Research On Radio Resource Management In OFDM Systems

As a multi-carrier modulation technique, OFDM (Orthogonal Frequency Division Multiplexing) has very good anti-multipath capability, anti-noise performance and a high spectral efficiency. It is considered to be the key technology in next generation mobile communication system, and attracts more and more attention.In an OFDM system, the allocation of resources (including sub-carrier, transmission bit and power allocation) has a very important impact on the system performance. Feasible allocation of subcarrier and power can reduce the bit error rate, transmit power and increase the bandwidth efficiency, the capacity of the system and the total data rate. Hence the research on principles of resources allocation is emphasized in this thesis, and an improved algorithm for proportional resource allocation was proposed, through the study of some classic algorithms. The simulation results show that the algorithm ensures the fairness among users and improves the system capacity effectively at the same time.In addition, more and more people choose to take the high-speed rail.
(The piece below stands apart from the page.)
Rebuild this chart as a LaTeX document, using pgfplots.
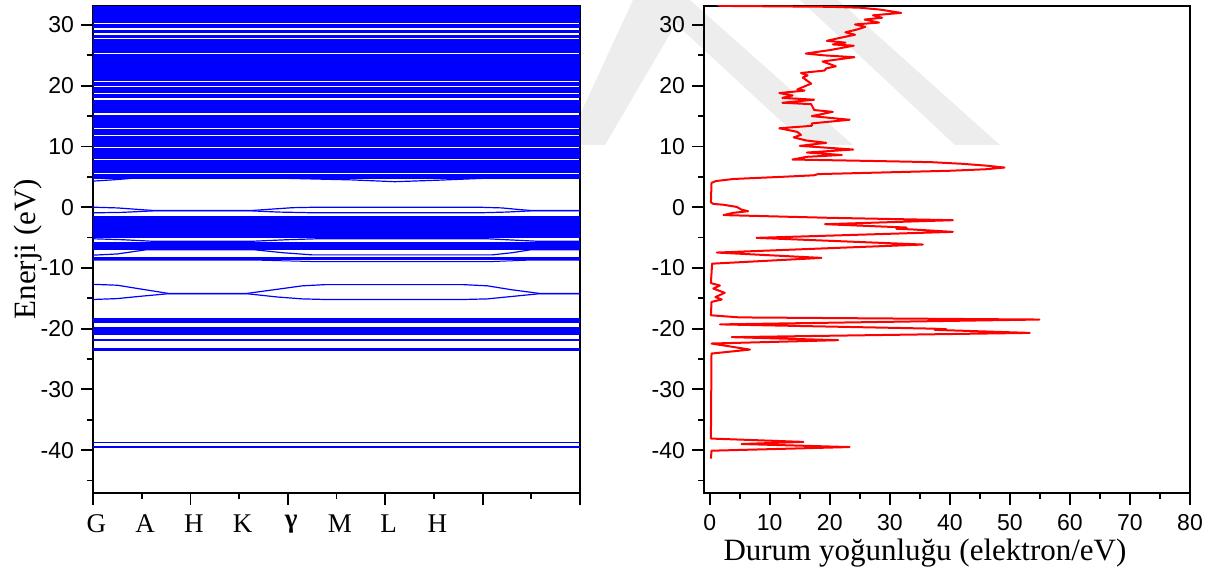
\documentclass[border=0pt]{standalone}
\usepackage{pgfplots}
\pgfplotsset{compat=1.18}
\usepackage{fontspec}
\setmainfont{Liberation Serif}
\newfontfamily\arialf{Liberation Sans}
\definecolor{wm}{RGB}{237,237,237}
\definecolor{bandblue}{RGB}{0,0,255}
\definecolor{dosred}{RGB}{255,0,0}
\begin{document}
\begin{tikzpicture}
\path[use as bounding box] (0,0) rectangle (616pt,289.5pt);
% faint background watermark
\fill[wm] (316.5pt,289.5pt) -- (345pt,289.5pt) -- (302.5pt,217pt) -- (283pt,217pt) -- cycle;
\fill[wm] (325pt,289.5pt) -- (345pt,289.5pt) -- (426.5pt,217pt) -- (403.5pt,217pt) -- cycle;
\fill[wm] (400pt,289.5pt) -- (419pt,289.5pt) -- (500pt,217pt) -- (477.5pt,217pt) -- cycle;
\pgfplotsset{
  myax/.style={
    scale only axis, anchor=south west,
    height=243.5pt,
    ymin=-47, ymax=33.2,
    ytick={-40,-30,-20,-10,0,10,20,30},
    yticklabels={-40,-30,-20,-10,0,10,20,30},
    minor ytick={-45,-35,-25,-15,-5,5,15,25},
    tick align=outside, tick pos=left,
    major tick length=6pt, minor tick length=3pt,
    every tick/.style={black, line width=0.9pt},
    axis line style={line width=1pt},
    ticklabel style={font=\arialf\fontsize{11.5}{13}\selectfont},
    xticklabel style={yshift=-1.5pt},
    label style={font=\fontsize{15.5}{18}\selectfont},
  }
}
% ---------------- Band structure ----------------
\begin{axis}[myax, at={(46.5pt,43.2pt)}, width=243.5pt,
  xmin=0, xmax=10,
  xtick={0,2,4,6,8,10}, xticklabels={},
  minor xtick={1,3,5,7,9},
  extra x ticks={0.07,1.07,2.07,3.07,4.07,5.07,6.07,7.07},
  extra x tick labels={G,A,H,K,\textbf{γ},M,L,H},
  extra x tick style={major tick length=0pt, tick label style={font=\rmfamily\fontsize{13.5}{15}\selectfont, yshift=-6pt}},
  ylabel={Enerji (eV)},
  ylabel style={at={(axis description cs:-0.1335,0.5)}, anchor=center},
  clip=true]
% conduction manifold (nearly flat bands)
\addplot[xcomb, bandblue, line width=0.6pt, mark=none] coordinates {
(10,4.75) (10,4.95) (10,5.1) (10,5.3) (10,5.45) (10,5.65) (10,5.8) (10,6.0)
(10,6.15) (10,6.35) (10,6.5) (10,6.7) (10,6.85) (10,7.05) (10,7.2) (10,7.4)
(10,7.6) (10,8.0) (10,8.2) (10,8.4) (10,8.6) (10,8.75) (10,8.95) (10,9.1)
(10,9.3) (10,9.5) (10,9.65) (10,10.0) (10,10.2) (10,10.4) (10,10.55) (10,10.75)
(10,10.95) (10,11.1) (10,11.3) (10,11.5) (10,11.6) (10,11.95) (10,12.15) (10,12.35)
(10,12.55) (10,12.7) (10,13.1) (10,13.3) (10,13.5) (10,13.7) (10,13.9) (10,14.1)
(10,14.25) (10,14.45) (10,14.6) (10,14.8) (10,15.0) (10,15.15) (10,15.55) (10,15.75)
(10,15.95) (10,16.15) (10,16.35) (10,16.5) (10,16.7) (10,16.9) (10,17.05) (10,17.25)
(10,17.45) (10,17.6) (10,18.0) (10,18.2) (10,18.4) (10,18.55) (10,18.95) (10,19.15)
(10,19.35) (10,19.55) (10,19.75) (10,20.05) (10,20.25) (10,20.45) (10,20.6) (10,20.8)
(10,21.0) (10,21.15) (10,21.35) (10,21.5) (10,21.7) (10,21.9) (10,22.05) (10,22.25)
(10,22.4) (10,22.6) (10,22.8) (10,22.95) (10,23.15) (10,23.3) (10,23.5) (10,23.7)
(10,23.85) (10,24.05) (10,24.2) (10,24.4) (10,24.6) (10,24.8) (10,25.05) (10,25.45)
(10,25.65) (10,25.85) (10,26.05) (10,26.25) (10,26.45) (10,26.6) (10,26.8) (10,27.0)
(10,27.2) (10,27.4) (10,27.55) (10,27.9) (10,28.1) (10,28.3) (10,28.75) (10,28.95)
(10,29.15) (10,29.55) (10,29.75) (10,29.95) (10,30.15) (10,30.35) (10,30.55) (10,30.7)
(10,30.9) (10,31.05) (10,31.25) (10,31.45) (10,31.6) (10,31.8) (10,32.0) (10,32.15)
(10,32.35) (10,32.55) (10,32.7) (10,32.9) (10,33.05)
};
% lowest conduction band
\addplot[bandblue, line width=0.6pt, mark=none] coordinates {
(0,4.3) (0.4,4.5) (0.8,4.75) (4,4.75) (5.3,4.5) (6.2,4.2) (7.1,4.45) (8,4.75) (10,4.75)};
% top valence bands
\addplot[bandblue, line width=0.6pt, mark=none] coordinates {
(0,0) (0.5,-0.12) (0.9,-0.35) (1.25,-0.55) (3.25,-0.55) (3.7,-0.3) (4.1,-0.08) (4.6,0) (7.9,0) (8.4,-0.12) (8.7,-0.35) (9.0,-0.55) (10,-0.55)};
\addplot[bandblue, line width=0.6pt, mark=none] coordinates {
(0,-0.93) (0.6,-0.85) (1.25,-0.6) (3.25,-0.6) (3.8,-0.8) (4.6,-0.93) (7.9,-0.93) (8.5,-0.8) (9.0,-0.6) (10,-0.6)};
% dense valence block 1
\addplot[xcomb, bandblue, line width=0.6pt, mark=none] coordinates {
(10,-1.6) (10,-1.75) (10,-1.9) (10,-2.05) (10,-2.2) (10,-2.35) (10,-2.5) (10,-2.75)
(10,-2.9) (10,-3.05) (10,-3.2) (10,-3.35) (10,-3.5) (10,-3.6) (10,-3.9) (10,-4.05)
(10,-4.2) (10,-4.35) (10,-4.5) (10,-4.65) (10,-4.8) (10,-4.9)
};
\addplot[bandblue, line width=0.6pt, mark=none] coordinates {
(0,-5.2) (0.6,-5.35) (1.2,-5.6) (3.3,-5.6) (4.0,-5.35) (4.6,-5.2) (8.1,-5.2) (8.6,-5.4) (9.1,-5.6) (10,-5.6)};
% dense valence block 2
\addplot[xcomb, bandblue, line width=0.6pt, mark=none] coordinates {
(10,-5.75) (10,-5.9) (10,-6.05) (10,-6.2) (10,-6.3) (10,-6.5) (10,-6.65) (10,-6.8) (10,-6.95)
};
\addplot[bandblue, line width=0.6pt, mark=none] coordinates {
(0,-7.9) (0.5,-7.7) (1.1,-7.0) (3.3,-7.0) (3.9,-7.5) (4.5,-7.85) (8.2,-7.85) (8.6,-7.5) (9.0,-7.0) (10,-7.0)};
\addplot[xcomb, bandblue, line width=0.6pt, mark=none] coordinates {
(10,-8.35) (10,-8.5) (10,-8.65)};
\addplot[bandblue, line width=0.5pt, mark=none] coordinates {
(0,-8.7) (3.3,-8.7) (4.5,-8.95) (8.2,-8.95) (9.0,-8.7) (10,-8.7)};
% -13 / -15 bands
\addplot[bandblue, line width=0.6pt, mark=none] coordinates {
(0,-12.7) (0.5,-12.85) (1.0,-13.5) (1.55,-14.2) (3.16,-14.2) (3.8,-13.5) (4.3,-12.95) (4.77,-12.75) (7.6,-12.75) (8.1,-12.95) (8.6,-13.6) (9.17,-14.2) (10,-14.2)};
\addplot[bandblue, line width=0.6pt, mark=none] coordinates {
(0,-15.2) (0.5,-15.05) (1.0,-14.65) (1.55,-14.25) (3.16,-14.25) (3.8,-14.8) (4.3,-15.1) (4.77,-15.2) (7.6,-15.2) (8.1,-15.1) (8.6,-14.7) (9.17,-14.25) (10,-14.25)};
% semicore bands
\addplot[xcomb, bandblue, line width=0.6pt, mark=none] coordinates {
(10,-18.3) (10,-18.45) (10,-18.6) (10,-18.75) (10,-18.9) (10,-19.0)
(10,-19.8) (10,-19.95) (10,-20.1) (10,-20.25) (10,-20.4) (10,-20.55) (10,-20.7) (10,-20.85) (10,-21.0)
(10,-21.75) (10,-21.95) (10,-23.35) (10,-23.55)
(10,-38.7) (10,-39.5)
};
\end{axis}
% ---------------- DOS ----------------
\begin{axis}[myax, at={(352pt,43.2pt)}, width=243pt,
  xmin=-0.95, xmax=80,
  xtick={0,10,20,30,40,50,60,70,80},
  xticklabels={0,10,20,30,40,50,60,70,80},
  minor xtick={5,15,25,35,45,55,65,75},
  xlabel={Durum yoğunluğu (elektron/eV)},
  xlabel style={at={(axis description cs:0.4547,-0.124)}, anchor=center},
  clip=true]
\addplot[dosred, line width=1pt, mark=none, line join=round] coordinates {
(0.2,34) (1.7,33.15) (20,33.0) (25,32.85) (28.3,32.55) (31.9,32.0)
(27.2,31.6) (28.7,31.2) (25.8,30.9) (28.2,30.4) (24.2,30.1) (25.9,29.7)
(24.7,29.3) (22.6,28.8) (24.2,28.4) (22.0,27.95) (19.5,27.4) (22.6,27.1)
(20.5,26.8) (24.0,26.6) (20.2,25.9) (16.0,25.3) (19.1,25.0) (24.1,24.7)
(18.8,24.0) (21.0,23.2) (19.4,22.85) (19.1,22.5) (15.2,22.1) (16.3,21.7)
(15.5,21.35) (16.9,20.35) (14.6,19.4) (15.8,19.2) (11.6,18.8) (13.8,18.4)
(12.1,18.0) (17.4,17.7) (12.1,17.2) (16.9,16.97) (17.4,16.0) (20.5,15.7)
(17.0,15.0) (23.3,14.4) (17.0,13.8) (17.0,13.4) (11.6,13.0) (14.6,12.4)
(15.2,11.9) (14.0,11.5) (16.0,11.0) (19.4,10.6) (15.0,10.1) (23.9,9.5)
(16.2,9.0) (22.0,8.6) (16.2,8.3) (13.8,7.85) (25,7.65) (33,7.5) (37.2,7.4)
(42,7.15) (46,6.85) (49.1,6.53) (46,6.25) (40,6.0) (30,5.75) (18.1,5.45)
(17.3,5.25) (12,5.0) (4,4.65) (1,4.3) (0.3,4.0) (0.2,0.8) (0.6,0.55)
(2.3,0.4) (4.5,0.05) (5.3,-0.4) (6.4,-0.66) (3.9,-0.93) (2.3,-1.3)
(20,-1.75) (40.5,-2.14) (19.2,-2.8) (32.8,-3.35) (31.1,-3.55) (33.5,-3.65) (40.5,-4.06)
(7.8,-5.05) (35.5,-6.15) (1.2,-7.47) (18.6,-8.35) (0.4,-9.3) (0.2,-12.5)
(1.7,-12.9) (0.6,-13.4) (2.5,-14.1) (0.95,-14.8) (2.0,-15.2) (0.3,-15.6)
(0.2,-17.8) (5,-18.15) (54.9,-18.5) (1.7,-19.3) (37.2,-20.0) (39.4,-20.1)
(37.5,-20.2) (53.3,-20.7) (3.66,-21.4) (21.4,-21.9) (0.3,-22.45) (6.7,-23.45)
(0.3,-24.1) (0.2,-38.1) (15.6,-38.65) (5.3,-39.0) (23.3,-39.5) (0.3,-40.1)
(0.2,-41.4)
};
\end{axis}
\end{tikzpicture}
\end{document}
Researchers also look forward to using advanced communications technology and reliable data transmission in the application environment of high-speed railway, such as train control and communication of passengers. Therefore, integrating with the practical application of OFDM, we analyzed the interference in the case of high-speed railway, and used a feasible power allocation algorithm to reduce the error rate in the practical scene and to improve the quality of the users' communication.In this paper, we simulated the interference in the case of fast-moving using WINNER II channel model. The simulation results show that the BER of the users in the train is affected by the interference of roadside base station, and the error rate will increase as the interference becomes larger. In addition, as a result of Doppler shift and other factors, the users in the train receive different BER at different speeds. And the error rate will increase as the train speed becomes higher. Considering the above, we used a power allocation algorithm which can minimize the bit error rate to reduce the error rate of the receiver in the high-speed scenario. The simulation results show that this method can effectively reduce the bit error rate of the receiver and improve the quality of the users' communication.